W
poprzednim poście opisywałam przyjazd i szkolenie w Suwałkach. Właśnie już
jesteśmy po końcowych egzaminach. Każdy z nas dostał dodatkowo materiały
szkoleniowe dla przypomnienia sobie ważnych wiadomości. Była możliwość kupienia
sobie książek do nauki dzieci. Ja kupiłam pięć interesujących książek z
zadaniami do wypełnienia. Większość uczestników dzisiaj wyjeżdża do swoich
miejscowości. Ja z trzema koleżankami postanowiliśmy zostać jeszcze dwa dni, by
zwiedzić Suwałki. Poszliśmy do informacji turystycznej i dostaliśmy broszurki.

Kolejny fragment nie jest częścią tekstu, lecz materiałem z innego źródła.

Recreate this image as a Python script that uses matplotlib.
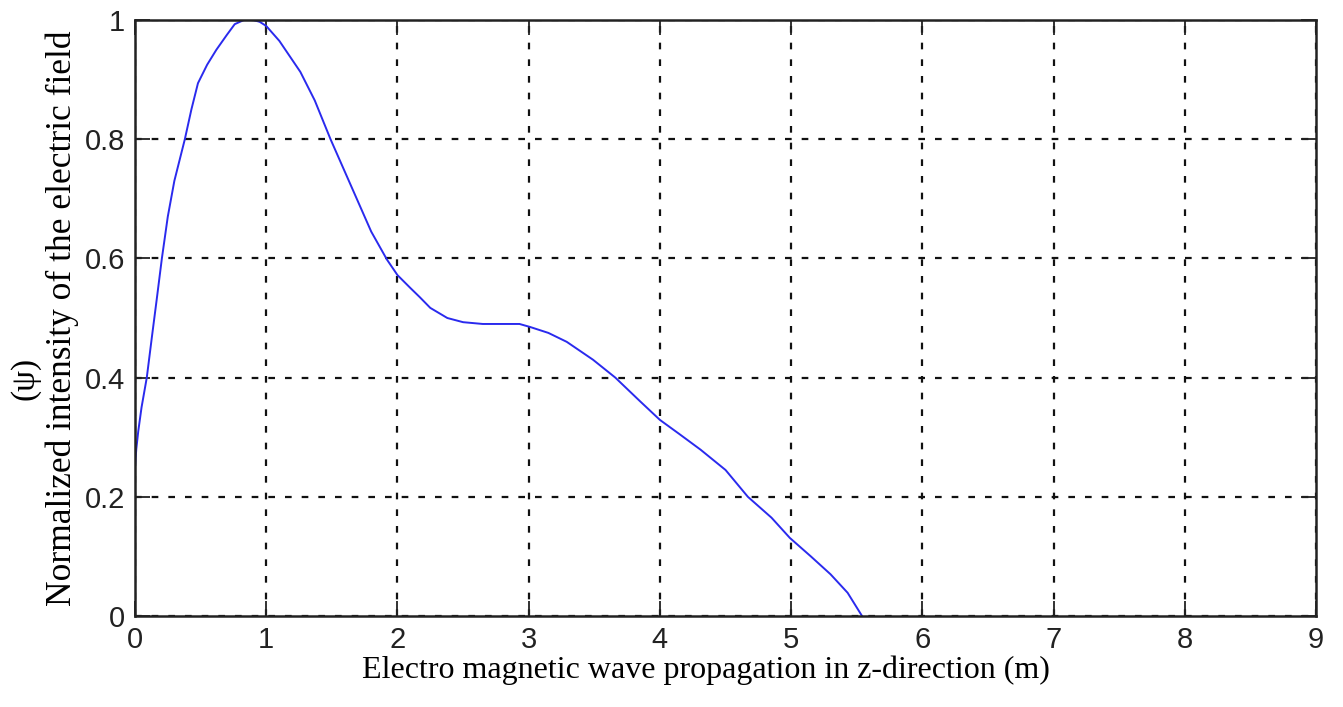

W parku szukaliśmy zegara słonecznego. Spytałam się starszej pani, która
specjalnie wróciła się, by nam pokazać. Gdy słońce świeci, to zegar dokładnie
pokazuje godzinę. Teraz zegar jest pomalowany na czarny błyszczący kolor, a
dawniej był szary i ludziom bardziej się podobał. Pokazała nam także dąb
wolności. Po odzyskaniu przez Polskę wolności na pamiątkę tego wydarzenia
posadzono dąb, który jest ogrodzony i widnieje na nim tablica pamiątkowa. Napotkana pani opowiedziała nam ciekawą
historię parku. Przed wojną cały park był ogrodzony kutą bramą. W czasie wojny
Niemcy zabrali ogrodzenie na armaty. Także wrażenie na nas zrobiła ciekawie
zamontowana fontanna. Odwiedziliśmy dwa kościoły i muzeum Marii Konopnickiej. Pospacerowaliśmy
wkoło jeziora Hańcza i wróciliśmy na kolację. Wieczorem wymieniliśmy się
numerami telefonów. Następnego dnia po śniadaniu wspólnie wypiliśmy kawę z
dodatkiem ulubionych ciasteczek Dr. Gerarda. Wyjątkowo bardzo im smakowały.
Potem pojechaliśmy na bazar w poszukiwaniu nowych ciuszków. Ja kupiłam sobie
sweter, a koleżanki też coś znalazły dla siebie. Wieczorem po czułych
pożegnaniach każda pojechała w swoją stronę.